No sabremos nunca quién fue ese niño, ese héroe anónimo, esa víctima inocente. En 2020 se estrenó un documental en la NHK para tratar de averiguar algo más, pero no, no queda de él más que esta fotografía, que atestigua y recuerda su valor.

Para mí, esta imagen es el epítome perfecto de lo que es la humanidad: nuestra inteligencia, nuestra curiosidad y nuestro conocimiento nos han permitido acceder al mundo invisible de los átomos y doblegar a nuestro antojo sus energías. Nuestro ingenio y nuestra crueldad han hecho posible convertir esas fuerzas invisibles en armas y utilizarlas, sin escrúpulos, contra nosotros mismos, incluso contra niños indefensos. Nuestra empatía, nuestro amor, nuestra esperanza son esos hermanos vagando durante semanas por la ciudad destruida, suspendida entre el polvo letal, buscando a sus padres, pasando hambre, enfermos, y cuidando el uno del otro. Nuestro valor, nuestra entereza, nuestra fuerza, son ese hermano mayor cargando con el cuerpo del pequeño, sabiendo que todo está perdido, pero haciendo, igualmente, lo que es correcto, lo que debe hacerse. Nuestra piedad, nuestra humanidad, son las lágrimas que se asoman a nuestros ojos mientras miramos esa imagen y entendemos todo lo que se oculta tras ella.

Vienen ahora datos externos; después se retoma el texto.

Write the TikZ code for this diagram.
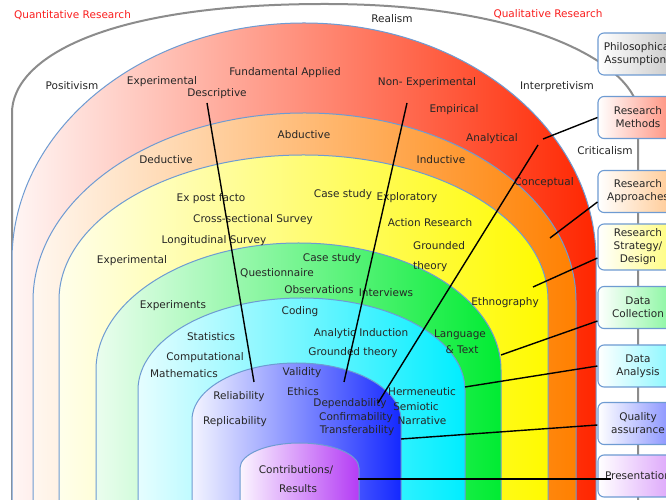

Todo lo hermoso, todo lo noble, pero también, todo lo terrible y todo lo cruel, confluyen en lo que es la humanidad. Como especie somos, a la vez, todo esto. Como individuos, probablemente, también. Pero nos corresponde elegir a cada uno qué parte de esta humanidad queremos reclamar como propia, en cuáles de todos esos aspectos queremos crecer como personas. Es, quizá, la decisión más importante que cada uno de nosotros debe tomar ante la vida.